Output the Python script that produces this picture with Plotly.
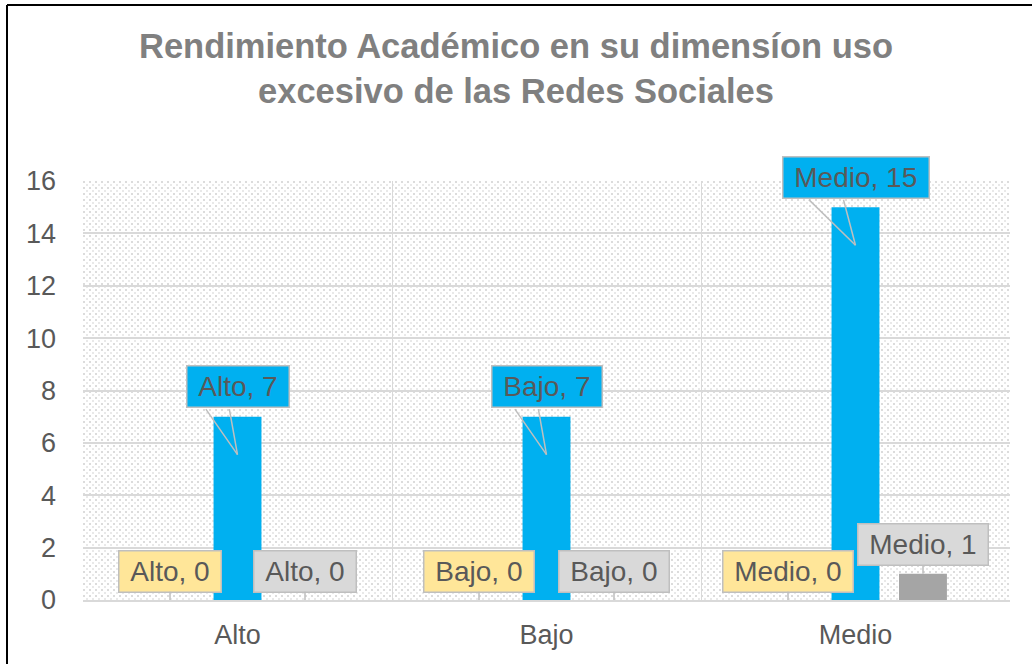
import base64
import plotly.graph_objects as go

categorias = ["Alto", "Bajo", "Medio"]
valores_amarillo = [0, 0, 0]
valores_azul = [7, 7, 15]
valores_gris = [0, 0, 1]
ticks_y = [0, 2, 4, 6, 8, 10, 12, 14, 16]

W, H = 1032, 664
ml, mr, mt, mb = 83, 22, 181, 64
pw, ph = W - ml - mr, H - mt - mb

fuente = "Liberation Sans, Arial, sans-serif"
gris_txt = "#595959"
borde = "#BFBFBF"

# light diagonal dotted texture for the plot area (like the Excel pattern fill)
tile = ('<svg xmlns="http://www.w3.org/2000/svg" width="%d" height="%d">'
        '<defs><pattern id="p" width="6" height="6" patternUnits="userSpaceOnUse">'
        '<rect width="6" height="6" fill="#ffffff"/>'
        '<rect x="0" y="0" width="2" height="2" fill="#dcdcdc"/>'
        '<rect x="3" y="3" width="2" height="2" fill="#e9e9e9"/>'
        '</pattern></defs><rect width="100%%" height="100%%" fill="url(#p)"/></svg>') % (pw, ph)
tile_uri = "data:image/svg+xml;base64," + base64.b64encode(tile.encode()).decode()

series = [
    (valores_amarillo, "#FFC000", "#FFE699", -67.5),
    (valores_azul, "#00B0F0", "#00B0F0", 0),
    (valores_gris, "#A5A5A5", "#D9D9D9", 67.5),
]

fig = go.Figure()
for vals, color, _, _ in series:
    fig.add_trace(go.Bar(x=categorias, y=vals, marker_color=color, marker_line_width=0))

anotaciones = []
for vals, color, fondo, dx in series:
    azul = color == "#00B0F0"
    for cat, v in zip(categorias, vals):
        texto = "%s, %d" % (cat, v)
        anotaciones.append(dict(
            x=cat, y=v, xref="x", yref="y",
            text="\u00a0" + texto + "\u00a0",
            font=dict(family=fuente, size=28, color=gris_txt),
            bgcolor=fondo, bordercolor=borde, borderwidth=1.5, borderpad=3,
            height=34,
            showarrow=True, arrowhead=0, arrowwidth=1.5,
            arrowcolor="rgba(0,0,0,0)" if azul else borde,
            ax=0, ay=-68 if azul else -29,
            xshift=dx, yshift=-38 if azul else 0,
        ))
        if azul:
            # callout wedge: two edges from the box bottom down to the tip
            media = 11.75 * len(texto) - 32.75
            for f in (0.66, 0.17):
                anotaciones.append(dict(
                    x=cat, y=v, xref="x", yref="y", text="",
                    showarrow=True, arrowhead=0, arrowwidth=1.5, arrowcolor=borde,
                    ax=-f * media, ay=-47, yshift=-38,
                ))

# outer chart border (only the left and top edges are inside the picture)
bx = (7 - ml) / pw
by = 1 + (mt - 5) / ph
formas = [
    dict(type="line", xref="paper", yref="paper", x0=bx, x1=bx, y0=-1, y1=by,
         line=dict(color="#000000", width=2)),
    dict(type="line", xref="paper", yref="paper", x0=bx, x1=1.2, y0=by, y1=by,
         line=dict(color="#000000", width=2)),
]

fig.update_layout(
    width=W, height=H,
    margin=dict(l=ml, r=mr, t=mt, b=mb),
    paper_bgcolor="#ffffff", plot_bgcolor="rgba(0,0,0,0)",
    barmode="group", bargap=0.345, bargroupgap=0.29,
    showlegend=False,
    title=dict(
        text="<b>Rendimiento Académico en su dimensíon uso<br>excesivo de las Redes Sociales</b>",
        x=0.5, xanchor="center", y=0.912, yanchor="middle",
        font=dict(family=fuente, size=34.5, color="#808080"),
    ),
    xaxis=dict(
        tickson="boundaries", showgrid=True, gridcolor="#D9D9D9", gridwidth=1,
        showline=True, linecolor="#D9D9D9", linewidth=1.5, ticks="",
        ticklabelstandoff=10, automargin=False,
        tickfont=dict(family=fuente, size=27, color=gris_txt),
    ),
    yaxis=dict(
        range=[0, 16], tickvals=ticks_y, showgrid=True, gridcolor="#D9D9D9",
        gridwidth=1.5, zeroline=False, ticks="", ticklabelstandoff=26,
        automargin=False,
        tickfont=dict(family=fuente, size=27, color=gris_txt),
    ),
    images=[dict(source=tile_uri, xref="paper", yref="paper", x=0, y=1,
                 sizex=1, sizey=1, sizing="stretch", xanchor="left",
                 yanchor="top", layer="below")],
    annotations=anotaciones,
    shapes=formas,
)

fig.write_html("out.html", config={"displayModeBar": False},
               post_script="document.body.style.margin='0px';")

Given exercise: Give an exact copy of the material, leaving out every picture.

Result for this exercise:
Output the Python script that produces this picture with Plotly.
import base64
import plotly.graph_objects as go

categorias = ["Alto", "Bajo", "Medio"]
valores_amarillo = [0, 0, 0]
valores_azul = [7, 7, 15]
valores_gris = [0, 0, 1]
ticks_y = [0, 2, 4, 6, 8, 10, 12, 14, 16]

W, H = 1032, 664
ml, mr, mt, mb = 83, 22, 181, 64
pw, ph = W - ml - mr, H - mt - mb

fuente = "Liberation Sans, Arial, sans-serif"
gris_txt = "#595959"
borde = "#BFBFBF"

# light diagonal dotted texture for the plot area (like the Excel pattern fill)
tile = ('<svg xmlns="http://www.w3.org/2000/svg" width="%d" height="%d">'
        '<defs><pattern id="p" width="6" height="6" patternUnits="userSpaceOnUse">'
        '<rect width="6" height="6" fill="#ffffff"/>'
        '<rect x="0" y="0" width="2" height="2" fill="#dcdcdc"/>'
        '<rect x="3" y="3" width="2" height="2" fill="#e9e9e9"/>'
        '</pattern></defs><rect width="100%%" height="100%%" fill="url(#p)"/></svg>') % (pw, ph)
tile_uri = "data:image/svg+xml;base64," + base64.b64encode(tile.encode()).decode()

series = [
    (valores_amarillo, "#FFC000", "#FFE699", -67.5),
    (valores_azul, "#00B0F0", "#00B0F0", 0),
    (valores_gris, "#A5A5A5", "#D9D9D9", 67.5),
]

fig = go.Figure()
for vals, color, _, _ in series:
    fig.add_trace(go.Bar(x=categorias, y=vals, marker_color=color, marker_line_width=0))

anotaciones = []
for vals, color, fondo, dx in series:
    azul = color == "#00B0F0"
    for cat, v in zip(categorias, vals):
        texto = "%s, %d" % (cat, v)
        anotaciones.append(dict(
            x=cat, y=v, xref="x", yref="y",
            text="\u00a0" + texto + "\u00a0",
            font=dict(family=fuente, size=28, color=gris_txt),
            bgcolor=fondo, bordercolor=borde, borderwidth=1.5, borderpad=3,
            height=34,
            showarrow=True, arrowhead=0, arrowwidth=1.5,
            arrowcolor="rgba(0,0,0,0)" if azul else borde,
            ax=0, ay=-68 if azul else -29,
            xshift=dx, yshift=-38 if azul else 0,
        ))
        if azul:
            # callout wedge: two edges from the box bottom down to the tip
            media = 11.75 * len(texto) - 32.75
            for f in (0.66, 0.17):
                anotaciones.append(dict(
                    x=cat, y=v, xref="x", yref="y", text="",
                    showarrow=True, arrowhead=0, arrowwidth=1.5, arrowcolor=borde,
                    ax=-f * media, ay=-47, yshift=-38,
                ))

# outer chart border (only the left and top edges are inside the picture)
bx = (7 - ml) / pw
by = 1 + (mt - 5) / ph
formas = [
    dict(type="line", xref="paper", yref="paper", x0=bx, x1=bx, y0=-1, y1=by,
         line=dict(color="#000000", width=2)),
    dict(type="line", xref="paper", yref="paper", x0=bx, x1=1.2, y0=by, y1=by,
         line=dict(color="#000000", width=2)),
]

fig.update_layout(
    width=W, height=H,
    margin=dict(l=ml, r=mr, t=mt, b=mb),
    paper_bgcolor="#ffffff", plot_bgcolor="rgba(0,0,0,0)",
    barmode="group", bargap=0.345, bargroupgap=0.29,
    showlegend=False,
    title=dict(
        text="<b>Rendimiento Académico en su dimensíon uso<br>excesivo de las Redes Sociales</b>",
        x=0.5, xanchor="center", y=0.912, yanchor="middle",
        font=dict(family=fuente, size=34.5, color="#808080"),
    ),
    xaxis=dict(
        tickson="boundaries", showgrid=True, gridcolor="#D9D9D9", gridwidth=1,
        showline=True, linecolor="#D9D9D9", linewidth=1.5, ticks="",
        ticklabelstandoff=10, automargin=False,
        tickfont=dict(family=fuente, size=27, color=gris_txt),
    ),
    yaxis=dict(
        range=[0, 16], tickvals=ticks_y, showgrid=True, gridcolor="#D9D9D9",
        gridwidth=1.5, zeroline=False, ticks="", ticklabelstandoff=26,
        automargin=False,
        tickfont=dict(family=fuente, size=27, color=gris_txt),
    ),
    images=[dict(source=tile_uri, xref="paper", yref="paper", x=0, y=1,
                 sizex=1, sizey=1, sizing="stretch", xanchor="left",
                 yanchor="top", layer="below")],
    annotations=anotaciones,
    shapes=formas,
)

fig.write_html("out.html", config={"displayModeBar": False},
               post_script="document.body.style.margin='0px';")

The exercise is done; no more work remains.